[BEGIN Source data]

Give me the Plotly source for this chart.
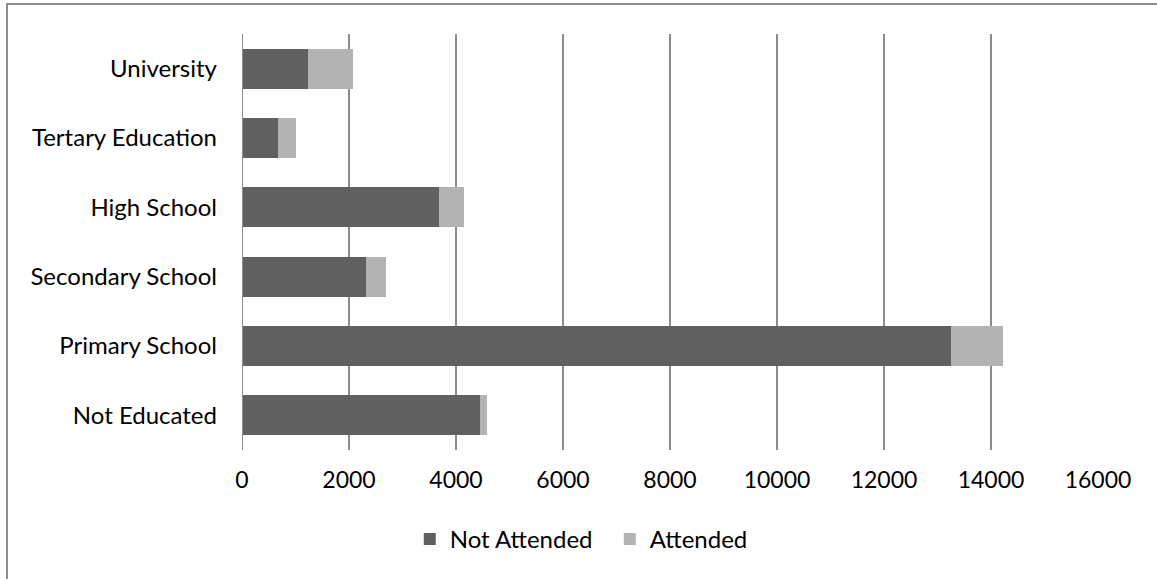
import plotly.graph_objects as go

# Education level (bottom to top on the category axis)
categories = ["Not Educated", "Primary School", "Secondary School",
              "High School", "Tertary Education", "University"]
not_attended = [4450, 13250, 2320, 3680, 675, 1240]
attended = [120, 980, 370, 470, 340, 840]
tick_vals = [0, 2000, 4000, 6000, 8000, 10000, 12000, 14000, 16000]
tick_text = ["0", "2000", "4000", "6000", "8000", "10000", "12000", "14000", "16000"]

FONT = "Lato"
SIZE = 24

fig = go.Figure()
fig.add_trace(go.Bar(y=categories, x=not_attended, orientation="h",
                     name="Not Attended", marker=dict(color="#606060", line=dict(width=0))))
fig.add_trace(go.Bar(y=categories, x=attended, orientation="h",
                     name="Attended", marker=dict(color="#b3b3b3", line=dict(width=0))))

fig.update_layout(
    barmode="stack",
    bargap=0.42,
    width=1157, height=579,
    margin=dict(l=242, r=59, t=34, b=129),
    paper_bgcolor="white", plot_bgcolor="white",
    font=dict(family=FONT, size=SIZE, color="#000000"),
    showlegend=True,
    legend=dict(orientation="h", x=0.196, xanchor="left", y=-0.215, yanchor="middle",
                font=dict(family=FONT, size=SIZE), traceorder="normal",
                itemwidth=30, entrywidthmode="pixels", entrywidth=155),
    xaxis=dict(range=[0, 16000], tickvals=tick_vals, ticktext=tick_text, showgrid=True,
               gridcolor="#8c8c8c", gridwidth=2, zeroline=False, showline=False,
               ticks="", ticklabelstandoff=14, tickfont=dict(size=23, family=FONT)),
    yaxis=dict(categoryorder="array", categoryarray=categories, showgrid=False,
               zeroline=False, showline=False, ticks="", ticklabelstandoff=24,
               tickfont=dict(size=SIZE, family=FONT)),
    shapes=[
        # vertical axis line at zero
        dict(type="line", xref="x", yref="paper", x0=0, x1=0, y0=0, y1=1,
             line=dict(color="#8c8c8c", width=2), layer="above"),
        # chart frame
        dict(type="rect", xref="paper", yref="paper", x0=-0.2745, x1=1.3,
             y0=-0.6, y1=1.0721, line=dict(color="#8c8c8c", width=2),
             fillcolor="rgba(0,0,0,0)", layer="below"),
    ],
)

fig.write_html("out.html")
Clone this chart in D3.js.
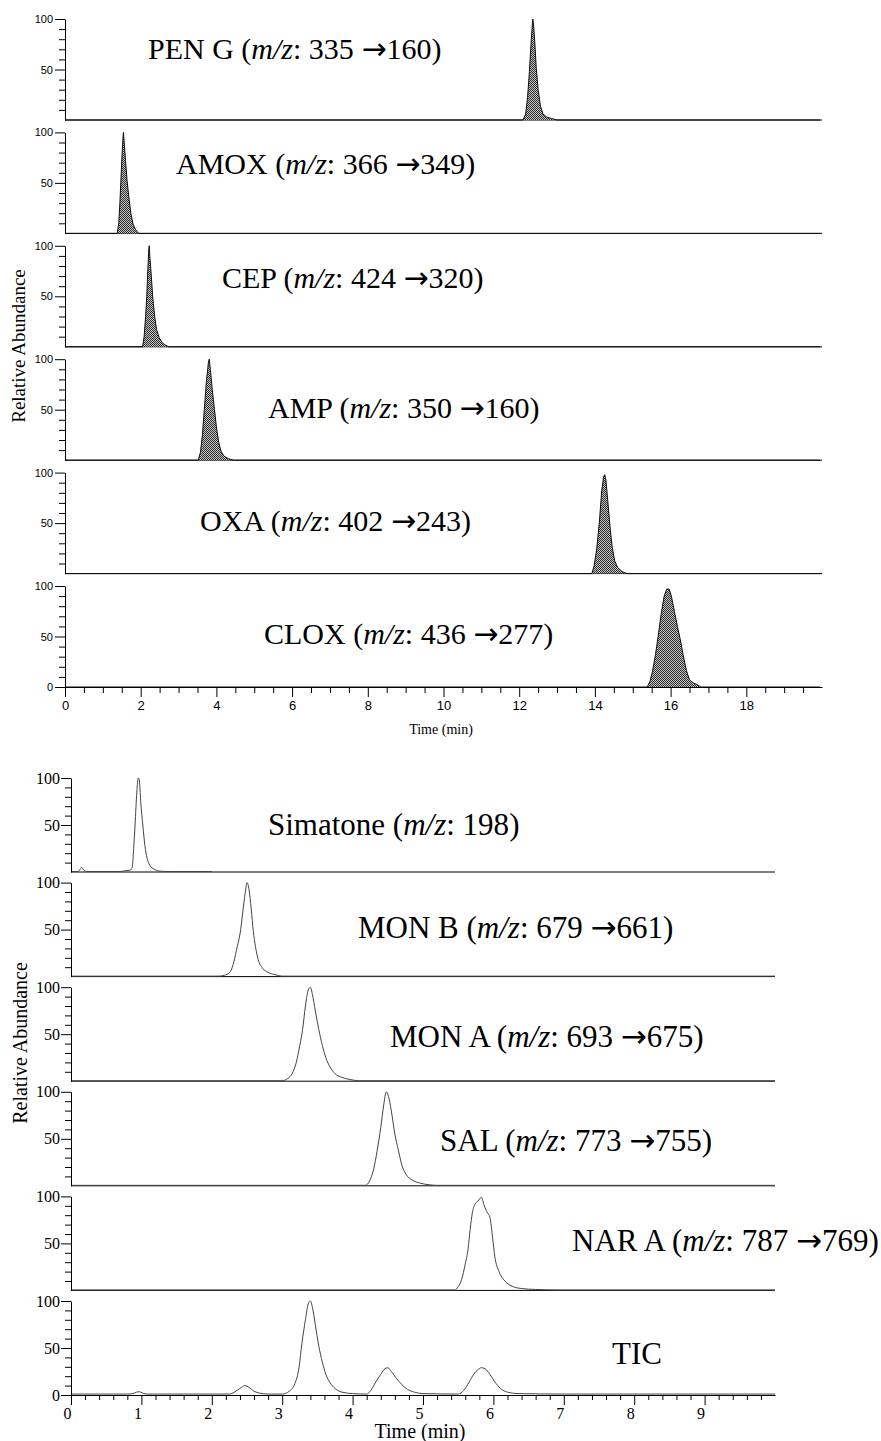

[END Source data]

What you are asked to do
Pictures in the records above are not copied; print everything else exactly.

Solution to the exercise
Give me the Plotly source for this chart.
import plotly.graph_objects as go

# Education level (bottom to top on the category axis)
categories = ["Not Educated", "Primary School", "Secondary School",
              "High School", "Tertary Education", "University"]
not_attended = [4450, 13250, 2320, 3680, 675, 1240]
attended = [120, 980, 370, 470, 340, 840]
tick_vals = [0, 2000, 4000, 6000, 8000, 10000, 12000, 14000, 16000]
tick_text = ["0", "2000", "4000", "6000", "8000", "10000", "12000", "14000", "16000"]

FONT = "Lato"
SIZE = 24

fig = go.Figure()
fig.add_trace(go.Bar(y=categories, x=not_attended, orientation="h",
                     name="Not Attended", marker=dict(color="#606060", line=dict(width=0))))
fig.add_trace(go.Bar(y=categories, x=attended, orientation="h",
                     name="Attended", marker=dict(color="#b3b3b3", line=dict(width=0))))

fig.update_layout(
    barmode="stack",
    bargap=0.42,
    width=1157, height=579,
    margin=dict(l=242, r=59, t=34, b=129),
    paper_bgcolor="white", plot_bgcolor="white",
    font=dict(family=FONT, size=SIZE, color="#000000"),
    showlegend=True,
    legend=dict(orientation="h", x=0.196, xanchor="left", y=-0.215, yanchor="middle",
                font=dict(family=FONT, size=SIZE), traceorder="normal",
                itemwidth=30, entrywidthmode="pixels", entrywidth=155),
    xaxis=dict(range=[0, 16000], tickvals=tick_vals, ticktext=tick_text, showgrid=True,
               gridcolor="#8c8c8c", gridwidth=2, zeroline=False, showline=False,
               ticks="", ticklabelstandoff=14, tickfont=dict(size=23, family=FONT)),
    yaxis=dict(categoryorder="array", categoryarray=categories, showgrid=False,
               zeroline=False, showline=False, ticks="", ticklabelstandoff=24,
               tickfont=dict(size=SIZE, family=FONT)),
    shapes=[
        # vertical axis line at zero
        dict(type="line", xref="x", yref="paper", x0=0, x1=0, y0=0, y1=1,
             line=dict(color="#8c8c8c", width=2), layer="above"),
        # chart frame
        dict(type="rect", xref="paper", yref="paper", x0=-0.2745, x1=1.3,
             y0=-0.6, y1=1.0721, line=dict(color="#8c8c8c", width=2),
             fillcolor="rgba(0,0,0,0)", layer="below"),
    ],
)

fig.write_html("out.html")
Clone this chart in D3.js.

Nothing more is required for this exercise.